Copy exactly, and only, the lines below from the first through the one containing "df = pd.DataFrame(rows)", both included; pictures are omitted.

-- Start Data section --

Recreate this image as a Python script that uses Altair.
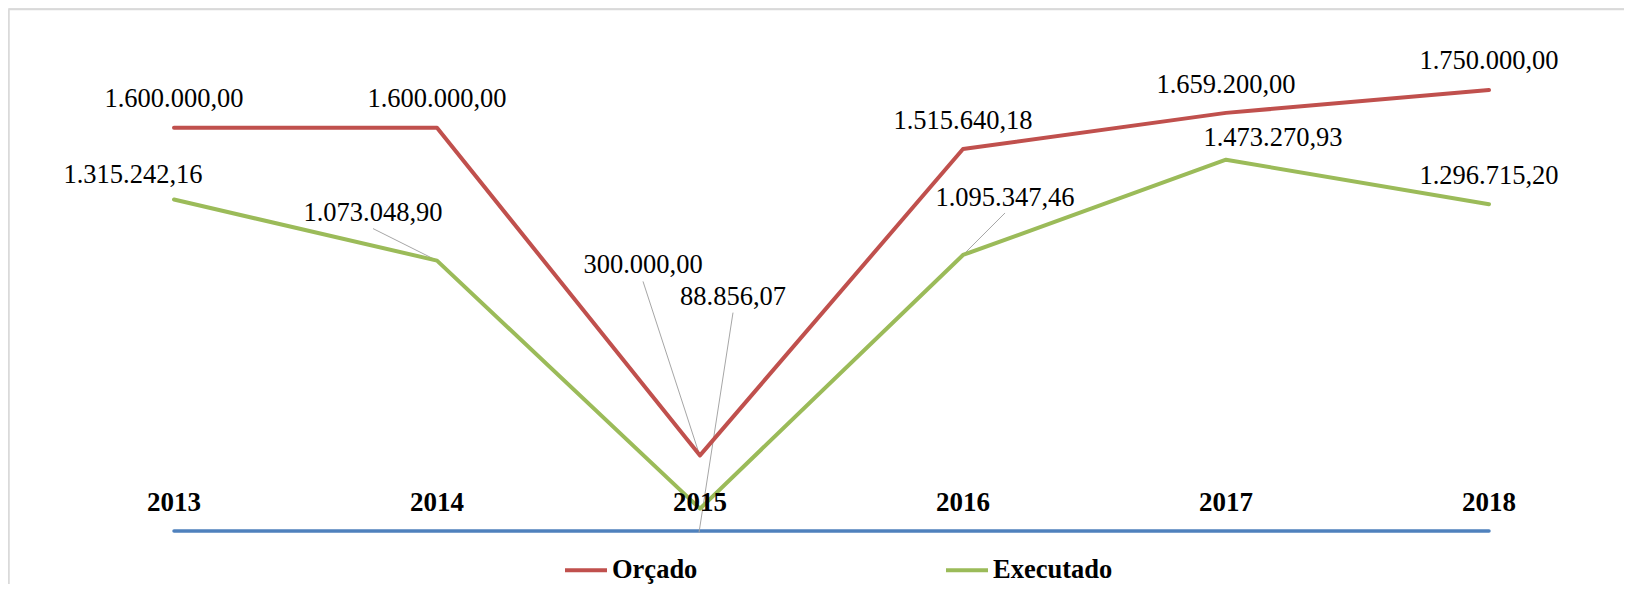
import altair as alt
import pandas as pd

# ---------------- data ----------------
years = [2013, 2014, 2015, 2016, 2017, 2018]
orcado = [1600000.00, 1600000.00, 300000.00, 1515640.18, 1659200.00, 1750000.00]
executado = [1315242.16, 1073048.90, 88856.07, 1095347.46, 1473270.93, 1296715.20]
eixo = [0, 0, 0, 0, 0, 0]  # blue base series
series_names = ["Orçado", "Executado"]
series_colors = ["#c0504d", "#9bbb59"]

# ---------------- layout (pixels) ----------------
W, H = 1616, 576
PX_PER_YEAR = 263.0
PX_PER_UNIT = 2.52e-4
X0 = 2013 - 166.0 / PX_PER_YEAR
X1 = X0 + W / PX_PER_YEAR
Y0 = (523.0 - H) / PX_PER_UNIT
Y1 = 523.0 / PX_PER_UNIT

label_dx = {"Orçado": [0, 0, -57, 0, 0, 0], "Executado": [-41, -64, 33, 42, 47, 0]}
label_dy = {"Orçado": [-21, -21, -182, -20, -20, -21], "Executado": [-17, -40, -204, -49, -14, -20]}
leaders = {
    ("Orçado", 2015): (-57, -174, 0, 1),
    ("Executado", 2014): (-64, -32, 0, 0),
    ("Executado", 2015): (33, -196, -1, 24),
    ("Executado", 2016): (42, -42, 0, 0),
}


def fmt_br(v):
    s = f"{v:,.2f}"
    return s.replace(",", "X").replace(".", ",").replace("X", ".")


rows = []
for name, vals in zip(series_names, [orcado, executado]):
    for i, (yr, v) in enumerate(zip(years, vals)):
        rows.append({
            "ano": yr, "valor": v, "serie": name, "rotulo": fmt_br(v),
            "lx": yr + label_dx[name][i] / PX_PER_YEAR,
            "ly": v - label_dy[name][i] / PX_PER_UNIT,
        })
df = pd.DataFrame(rows)

lead_rows = []
for (name, yr), (sx, sy, ex, ey) in leaders.items():
    vals = orcado if name == "Orçado" else executado
    v = vals[years.index(yr)]
    lead_rows.append({
        "x": yr + sx / PX_PER_YEAR, "y": v - sy / PX_PER_UNIT,
        "x2": yr + ex / PX_PER_YEAR, "y2": v - ey / PX_PER_UNIT,
    })
df_lead = pd.DataFrame(lead_rows)

df_axis = pd.DataFrame({"ano": years, "valor": eixo})

xs = alt.Scale(domain=[X0, X1], nice=False, zero=False)
ys = alt.Scale(domain=[Y0, Y1], nice=False, zero=False)

FONT = "Liberation Serif"

base_line = alt.Chart(df_axis).mark_line(
    color="#4f81bd", strokeWidth=3.5, strokeCap="round"
).encode(
    x=alt.X("ano:Q", scale=xs, axis=None),
    y=alt.Y("valor:Q", scale=ys, axis=None),
)

year_labels = alt.Chart(df_axis).mark_text(
    font=FONT, fontSize=27, fontWeight="bold", color="black",
    align="center", baseline="alphabetic", dy=-20,
).encode(
    x=alt.X("ano:Q", scale=xs, axis=None),
    y=alt.Y("valor:Q", scale=ys, axis=None),
    text=alt.Text("ano:N"),
)

lines = alt.Chart(df).mark_line(
    strokeWidth=4, strokeCap="round", strokeJoin="round"
).encode(
    x=alt.X("ano:Q", scale=xs, axis=None),
    y=alt.Y("valor:Q", scale=ys, axis=None),
    color=alt.Color(
        "serie:N",
        scale=alt.Scale(domain=series_names, range=series_colors),
        sort=series_names,
        legend=alt.Legend(
            orient="none", legendX=555, legendY=539, direction="horizontal",
            title=None, symbolType="stroke", symbolStrokeWidth=4,
            symbolSize=1764, labelFont=FONT, labelFontSize=26.5,
            labelFontWeight="bold", labelColor="black", labelOffset=3,
            columnPadding=240, labelLimit=400,
        ),
    ),
    order=alt.Order("ano:Q"),
)

leader_lines = alt.Chart(df_lead).mark_rule(color="#a6a6a6", strokeWidth=1).encode(
    x=alt.X("x:Q", scale=xs, axis=None),
    y=alt.Y("y:Q", scale=ys, axis=None),
    x2="x2:Q",
    y2="y2:Q",
)

labels = alt.Chart(df).mark_text(
    font=FONT, fontSize=26.5, color="black", align="center", baseline="alphabetic"
).encode(
    x=alt.X("lx:Q", scale=xs, axis=None),
    y=alt.Y("ly:Q", scale=ys, axis=None),
    text="rotulo:N",
)

one = pd.DataFrame({"a": [0]})
frame_left = alt.Chart(one).mark_rule(color="#d9d9d9", strokeWidth=1.5).encode(
    x=alt.value(1), y=alt.value(1.5), y2=alt.value(H)
)
frame_top = alt.Chart(one).mark_rule(color="#d9d9d9", strokeWidth=1.5).encode(
    x=alt.value(1), x2=alt.value(W), y=alt.value(1.5)
)

chart = alt.layer(
    frame_left, frame_top, base_line, leader_lines, lines, year_labels, labels
).properties(
    width=W, height=H, padding=0, autosize=alt.AutoSizeParams(type="none")
).configure_view(stroke=None).configure(background="white")

chart.save("out.html", embed_options={"renderer": "svg", "actions": False})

-- End Data section --

### Worked solution
Recreate this image as a Python script that uses Altair.
import altair as alt
import pandas as pd

# ---------------- data ----------------
years = [2013, 2014, 2015, 2016, 2017, 2018]
orcado = [1600000.00, 1600000.00, 300000.00, 1515640.18, 1659200.00, 1750000.00]
executado = [1315242.16, 1073048.90, 88856.07, 1095347.46, 1473270.93, 1296715.20]
eixo = [0, 0, 0, 0, 0, 0]  # blue base series
series_names = ["Orçado", "Executado"]
series_colors = ["#c0504d", "#9bbb59"]

# ---------------- layout (pixels) ----------------
W, H = 1616, 576
PX_PER_YEAR = 263.0
PX_PER_UNIT = 2.52e-4
X0 = 2013 - 166.0 / PX_PER_YEAR
X1 = X0 + W / PX_PER_YEAR
Y0 = (523.0 - H) / PX_PER_UNIT
Y1 = 523.0 / PX_PER_UNIT

label_dx = {"Orçado": [0, 0, -57, 0, 0, 0], "Executado": [-41, -64, 33, 42, 47, 0]}
label_dy = {"Orçado": [-21, -21, -182, -20, -20, -21], "Executado": [-17, -40, -204, -49, -14, -20]}
leaders = {
    ("Orçado", 2015): (-57, -174, 0, 1),
    ("Executado", 2014): (-64, -32, 0, 0),
    ("Executado", 2015): (33, -196, -1, 24),
    ("Executado", 2016): (42, -42, 0, 0),
}


def fmt_br(v):
    s = f"{v:,.2f}"
    return s.replace(",", "X").replace(".", ",").replace("X", ".")


rows = []
for name, vals in zip(series_names, [orcado, executado]):
    for i, (yr, v) in enumerate(zip(years, vals)):
        rows.append({
            "ano": yr, "valor": v, "serie": name, "rotulo": fmt_br(v),
            "lx": yr + label_dx[name][i] / PX_PER_YEAR,
            "ly": v - label_dy[name][i] / PX_PER_UNIT,
        })
df = pd.DataFrame(rows)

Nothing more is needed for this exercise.